Small study: ‘Broken heart’ syndrome increasing amid pandemic
A small study published Thursday claims it has found a significant increase in "broken heart syndrome" at two Ohio hospitals among some patients who don't have COVID-19.
(WVLT/CNN) - A small study published Thursday claims it has found a significant increase in “broken heart syndrome” at two Ohio hospitals among some patients who don’t have COVID-19. According to researchers, this could suggest that the physical, social and economic impacts of the pandemic are taking a physical toll.
Stress-induced cardiomopathy, often called “broken heart syndrome,” occurs when the heart muscles weaken, leading to chest pain and shortness of breath. It presents like a heart attack, but is triggered by stress, and in some cases, it can be fatal, CNN reported. Most patients usually recover within days or weeks.
Researchers at the Cleveland Clinic said they studied patients at two Ohio hospitals with heart trouble who were treated in spring 2020 and compared them to patients with similar issues over the last two years. According to their data, patients during the pandemic were two times likelier to have broken heart syndrome. The study was published in the medical journal JAMA Network Open.
CNN reported that the researchers looked at 1,914 patients from five two-month periods, including sampling more than 250 patients hospitalized in March and April, during the early days of the pandemic. Researchers concluded that the increase in the syndrome was likely connected to the “psychological, social, and economic stress” caused by the pandemic, which includes “imposed quarantine, lack of social interaction, strict physical distancing rules, and its economic consequences in people’s lives.”
"The pandemic has created a parallel environment which is not healthy," said Dr. Ankur Kalra, the cardiologist who led the study. "Emotional distancing is not healthy. The economic impact is not healthy. We've seen that as an increase in non-coronavirus deaths, and our study says that stress cardiomyopathy has gone up because of the stress that the pandemic has created."
CNN reported that the research didn’t look at whether there was a connection between the syndrome and the stress of having COVID-19 or watching a loved one suffer from the disease; however, the researchers said the patients in the study were tested for coronavirus and none had positive results.
The study has its limits, CNN reported, as researchers said they only reviewed medical records from patients in northeastern Ohio and more work would be needed to find out if the same is true of other parts of the country.
The new study didn't find any meaningful change in the death rate between pre-pandemic patients and those who were hospitalized in March and April of this year, researchers said.

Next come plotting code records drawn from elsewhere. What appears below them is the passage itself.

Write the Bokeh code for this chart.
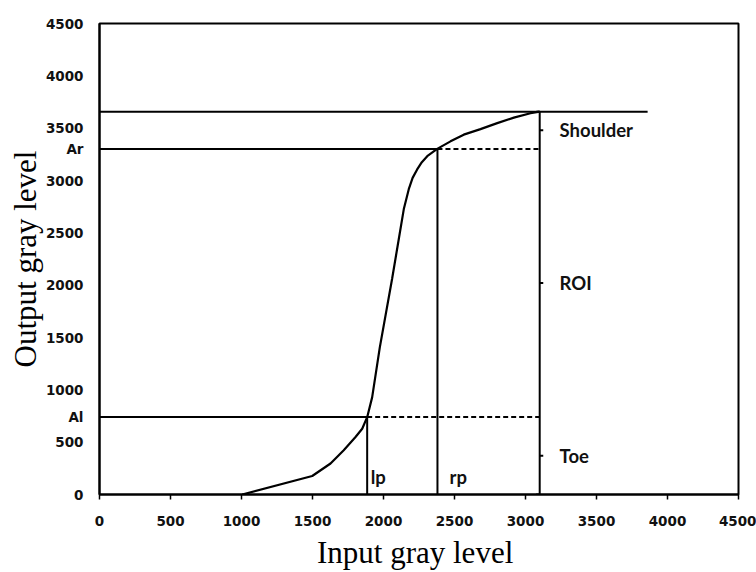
from bokeh.plotting import figure
from bokeh.models import FixedTicker
from bokeh.core.properties import value
from bokeh.embed import file_html
from bokeh.resources import INLINE

# ---- data ----
curve_x = [1005, 1498, 1627, 1720, 1803, 1850, 1885, 1920, 1974, 2061, 2108,
           2143, 2178, 2205, 2237, 2270, 2308, 2378, 2472, 2565, 2683, 2801,
           2918, 3035, 3100]
curve_y = [0, 177, 296, 423, 549, 628, 739, 928, 1406, 2064, 2443,
           2727, 2917, 3025, 3106, 3175, 3232, 3302, 3374, 3438, 3491, 3548,
           3601, 3643, 3658]

x_ticks = [0, 500, 1000, 1500, 2000, 2500, 3000, 3500, 4000, 4500]
y_ticks = [0, 500, 1000, 1500, 2000, 2500, 3000, 3500, 4000, 4500]

level_top = 3658      # top (saturation) level
level_ar = 3300       # Ar
level_al = 740        # Al
x_lp = 1885           # lp
x_rp = 2380           # rp
x_bracket = 3100      # right bracket
x_top_end = 3860      # end of top horizontal line
region_names = ["Toe", "ROI", "Shoulder"]
level_names = ["Al", "Ar"]
point_names = ["lp", "rp"]

BLACK = "#000000"

p = figure(width=756, height=572, x_range=(0, 4500), y_range=(0, 4500),
           output_backend="svg", toolbar_location=None,
           min_border_left=99, min_border_right=18,
           min_border_top=23, min_border_bottom=74)
p.background_fill_color = "white"
p.border_fill_color = "white"
p.outline_line_color = BLACK
p.outline_line_width = 2
p.xgrid.visible = False
p.ygrid.visible = False

tick_font = "DejaVu Sans"
for ax in (p.xaxis[0], p.yaxis[0]):
    ax.axis_line_color = BLACK
    ax.axis_line_width = 2
    ax.major_tick_line_color = BLACK
    ax.major_tick_line_width = 1.5
    ax.major_tick_in = 0
    ax.minor_tick_line_color = None
    ax.major_label_text_font = tick_font
    ax.major_label_text_font_style = "bold"
    ax.major_label_text_font_size = "13.5px"
    ax.major_label_text_color = "#111111"
    ax.axis_label_text_font = "Liberation Serif"
    ax.axis_label_text_font_style = "normal"
    ax.axis_label_text_font_size = "31px"
    ax.axis_label_text_color = BLACK

p.xaxis.ticker = FixedTicker(ticks=x_ticks)
p.yaxis.ticker = FixedTicker(ticks=y_ticks + [level_al, level_ar])
p.yaxis.major_label_overrides = {level_al: level_names[0],
                                 level_ar: level_names[1]}
p.xaxis.major_tick_out = 5
p.xaxis.major_label_standoff = 16
p.yaxis.major_tick_out = 0
p.yaxis.major_label_standoff = 16
p.xaxis.axis_label = "Input  gray level"
p.yaxis.axis_label = "Output gray level"
p.xaxis.axis_label_standoff = 6
p.yaxis.axis_label_standoff = 0

# ---- reference lines ----
lw = 2
p.line([0, x_top_end], [level_top, level_top], line_color=BLACK, line_width=lw)
p.line([0, x_rp], [level_ar, level_ar], line_color=BLACK, line_width=lw)
p.line([x_rp, x_bracket], [level_ar, level_ar], line_color=BLACK,
       line_width=lw, line_dash="5 3")
p.line([0, x_lp], [level_al, level_al], line_color=BLACK, line_width=lw)
p.line([x_lp, x_bracket], [level_al, level_al], line_color=BLACK,
       line_width=lw, line_dash="5 3")
p.line([x_lp, x_lp], [0, level_al], line_color=BLACK, line_width=lw)
p.line([x_rp, x_rp], [0, level_ar], line_color=BLACK, line_width=lw)
# right bracket
p.line([x_bracket, x_bracket], [0, level_top], line_color=BLACK, line_width=lw)
tick_len = 25
p.segment(x0=[x_bracket - tick_len, x_bracket - tick_len],
          y0=[0, level_top], x1=[x_bracket, x_bracket], y1=[0, level_top],
          line_color=BLACK, line_width=lw)
mids = [level_al / 2, (level_al + level_ar) / 2, (level_ar + level_top) / 2]
p.segment(x0=[x_bracket] * 3, y0=mids, x1=[x_bracket + tick_len] * 3, y1=mids,
          line_color=BLACK, line_width=lw)

# ---- curve ----
p.line(curve_x, curve_y, line_color=BLACK, line_width=2.2)

# ---- annotation texts ----
p.text(x=[x_bracket + 140] * 3, y=mids, text=region_names,
       text_font=value("Lato"), text_font_style="bold",
       text_font_size="18.5px", text_color="#111111",
       text_align="left", text_baseline="middle")
p.text(x=[x_lp + 25, x_rp + 85], y=[170, 170], text=point_names,
       text_font=value("Lato"), text_font_style="bold",
       text_font_size="18.5px", text_color="#111111",
       text_align="left", text_baseline="alphabetic")

open("out.html", "w").write(file_html(p, INLINE))
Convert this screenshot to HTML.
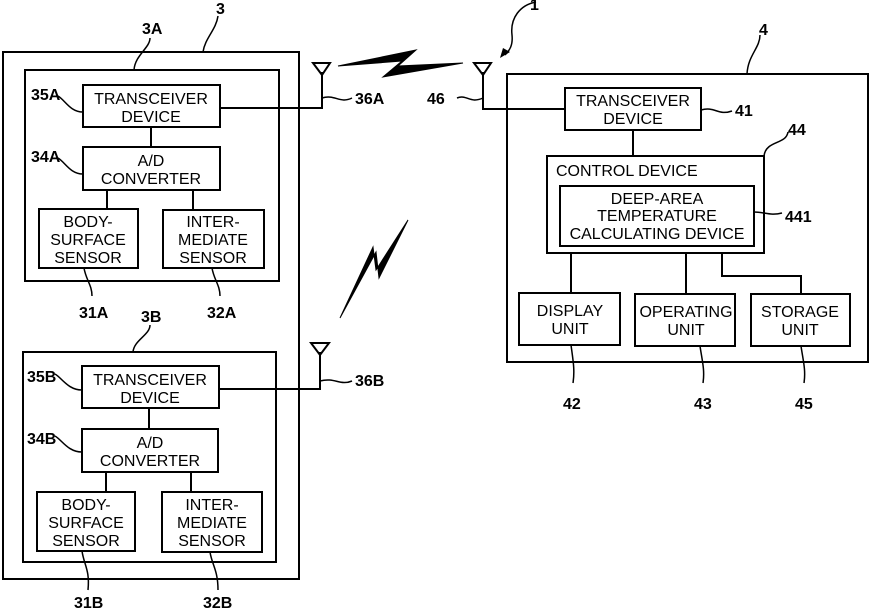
<!DOCTYPE html>
<html><head><style>
html,body{margin:0;padding:0;background:#fff}
svg{display:block}
text{font-family:"Liberation Sans",sans-serif;fill:#000}
.b{font-size:16px;text-anchor:middle}
.l{font-size:16px;font-weight:bold;font-family:"Liberation Sans Narrow","Liberation Sans",sans-serif}
</style></head><body>
<svg width="869" height="609" viewBox="0 0 869 609" xmlns="http://www.w3.org/2000/svg">
<g fill="none" stroke="#000" stroke-width="2">
<rect x="3" y="52" width="296" height="527"/>
<rect x="25" y="70" width="254" height="211"/>
<rect x="83" y="85" width="137" height="42"/>
<rect x="83" y="147" width="137" height="43"/>
<rect x="39" y="209" width="99" height="59"/>
<rect x="163" y="210" width="101" height="58"/>
<line x1="151" y1="127" x2="151" y2="147"/>
<line x1="107" y1="190" x2="107" y2="209"/>
<line x1="193" y1="190" x2="193" y2="210"/>
<rect x="23" y="352" width="253" height="210"/>
<rect x="82" y="366" width="137" height="42"/>
<rect x="82" y="429" width="136" height="43"/>
<rect x="37" y="492" width="98" height="59"/>
<rect x="162" y="492" width="100" height="60"/>
<line x1="149" y1="408" x2="149" y2="429"/>
<line x1="106" y1="472" x2="106" y2="492"/>
<line x1="191" y1="472" x2="191" y2="492"/>
<polyline points="220,108 322,108 322,72"/>
<polygon points="313,63 330,63 322,75"/>
<polyline points="219,389 320,389 320,352"/>
<polygon points="311,343 329,343 320,355"/>
<polyline points="566,109 483,109 483,72"/>
<polygon points="474,63 491,63 483,75"/>
<rect x="507" y="74" width="361" height="288"/>
<rect x="565" y="88" width="136" height="42"/>
<rect x="547" y="156" width="217" height="97"/>
<rect x="560" y="186" width="194" height="60"/>
<rect x="519" y="293" width="101" height="52"/>
<rect x="635" y="294" width="100" height="52"/>
<rect x="751" y="294" width="99" height="52"/>
<line x1="633" y1="130" x2="633" y2="156"/>
<line x1="571" y1="253" x2="571" y2="293"/>
<line x1="686" y1="253" x2="686" y2="294"/>
<polyline points="722,253 722,276 801,276 801,294"/>
</g>
<g fill="#000" stroke="#000" stroke-width="1">
<polygon points="338,66 416,50 398,66 463,63 383,77 402,61"/>
<polygon points="340,318 376,252 379,278 408,220 376,270 373,247"/>
</g>
<g fill="none" stroke="#000" stroke-width="1.5">
<path d="M150,38 C150,48 135,55 134,70"/>
<path d="M218,16 C216,30 205,38 203,52"/>
<path d="M58,96 C65,100 70,112 83,112"/>
<path d="M58,158 C65,162 70,174 83,174"/>
<path d="M84,268 C86,280 92,285 92,296"/>
<path d="M212,268 C214,280 220,285 220,296"/>
<path d="M322,98 C335,94 340,104 352,98"/>
<path d="M457,98 C467,94 470,104 483,98"/>
<path d="M150,325 C150,335 134,340 133,352"/>
<path d="M55,374 C62,378 68,390 82,390"/>
<path d="M55,436 C62,440 68,452 82,452"/>
<path d="M82,551 C84,565 90,570 88,590"/>
<path d="M210,552 C212,565 218,570 218,590"/>
<path d="M320,381 C335,377 340,386 352,381"/>
<path d="M536,2 C520,5 510,18 512,35 C513,45 510,50 505,55"/>
<path d="M760,35 C760,48 748,55 747,74"/>
<path d="M701,110 C715,106 718,116 732,111"/>
<path d="M788,132 C786,145 766,140 764,156"/>
<path d="M754,212 C765,212 770,216 782,213"/>
<path d="M571,345 C573,360 575,370 573,383"/>
<path d="M700,346 C702,360 705,370 703,383"/>
<path d="M801,346 C803,360 806,370 804,383"/>
</g>
<g fill="#000" stroke="none"><polygon points="500,58 503,48 510,52"/></g>
<text class="b" x="151" y="104">TRANSCEIVER</text><text class="b" x="151" y="122">DEVICE</text>
<text class="b" x="151" y="166">A/D</text><text class="b" x="151" y="184">CONVERTER</text>
<text class="b" x="88" y="227">BODY-</text><text class="b" x="88" y="245">SURFACE</text><text class="b" x="88" y="263">SENSOR</text>
<text class="b" x="213" y="227">INTER-</text><text class="b" x="213" y="245">MEDIATE</text><text class="b" x="213" y="263">SENSOR</text>
<text class="b" x="150" y="385">TRANSCEIVER</text><text class="b" x="150" y="403">DEVICE</text>
<text class="b" x="150" y="448">A/D</text><text class="b" x="150" y="466">CONVERTER</text>
<text class="b" x="86" y="510">BODY-</text><text class="b" x="86" y="528">SURFACE</text><text class="b" x="86" y="546">SENSOR</text>
<text class="b" x="212" y="510">INTER-</text><text class="b" x="212" y="528">MEDIATE</text><text class="b" x="212" y="546">SENSOR</text>
<text class="b" x="633" y="106">TRANSCEIVER</text><text class="b" x="633" y="124">DEVICE</text>
<text x="556" y="176" style="font-size:16px">CONTROL DEVICE</text>
<text class="b" x="657" y="204">DEEP-AREA</text><text class="b" x="657" y="221">TEMPERATURE</text><text class="b" x="657" y="239">CALCULATING DEVICE</text>
<text class="b" x="570" y="316">DISPLAY</text><text class="b" x="570" y="334">UNIT</text>
<text class="b" x="686" y="317">OPERATING</text><text class="b" x="686" y="335">UNIT</text>
<text class="b" x="800" y="317">STORAGE</text><text class="b" x="800" y="335">UNIT</text>
<text class="l" x="142" y="34">3A</text>
<text class="l" x="216" y="14">3</text>
<text class="l" x="31" y="100">35A</text>
<text class="l" x="31" y="162">34A</text>
<text class="l" x="79" y="318">31A</text>
<text class="l" x="207" y="318">32A</text>
<text class="l" x="355" y="104">36A</text>
<text class="l" x="427" y="104">46</text>
<text class="l" x="141" y="322">3B</text>
<text class="l" x="27" y="382">35B</text>
<text class="l" x="27" y="444">34B</text>
<text class="l" x="74" y="608">31B</text>
<text class="l" x="203" y="608">32B</text>
<text class="l" x="355" y="386">36B</text>
<text class="l" x="530" y="10">1</text>
<text class="l" x="759" y="35">4</text>
<text class="l" x="735" y="116">41</text>
<text class="l" x="788" y="135">44</text>
<text class="l" x="785" y="222">441</text>
<text class="l" x="563" y="409">42</text>
<text class="l" x="694" y="409">43</text>
<text class="l" x="795" y="409">45</text>
</svg>
</body></html>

One expert on broken heart syndrome raised concerns about the potential for bias in the study.
“They might be completely right. I don’t object to the hypothesis. I object to the statistical methods,” said Dr. John Horowitz, an emeritus cardiology professor at the University of Adelaide in Australia, who has published more than 20 peer-reviewed papers on Takotsubo. CNN reported that the researchers only studied patients who received a cardiac catheterization, a procedure done to search for blockages in heart arteries. Horowitz said looking at only those patients could lead to biases because it might exclude older, sicker patients who are less likely to undergo the procedure.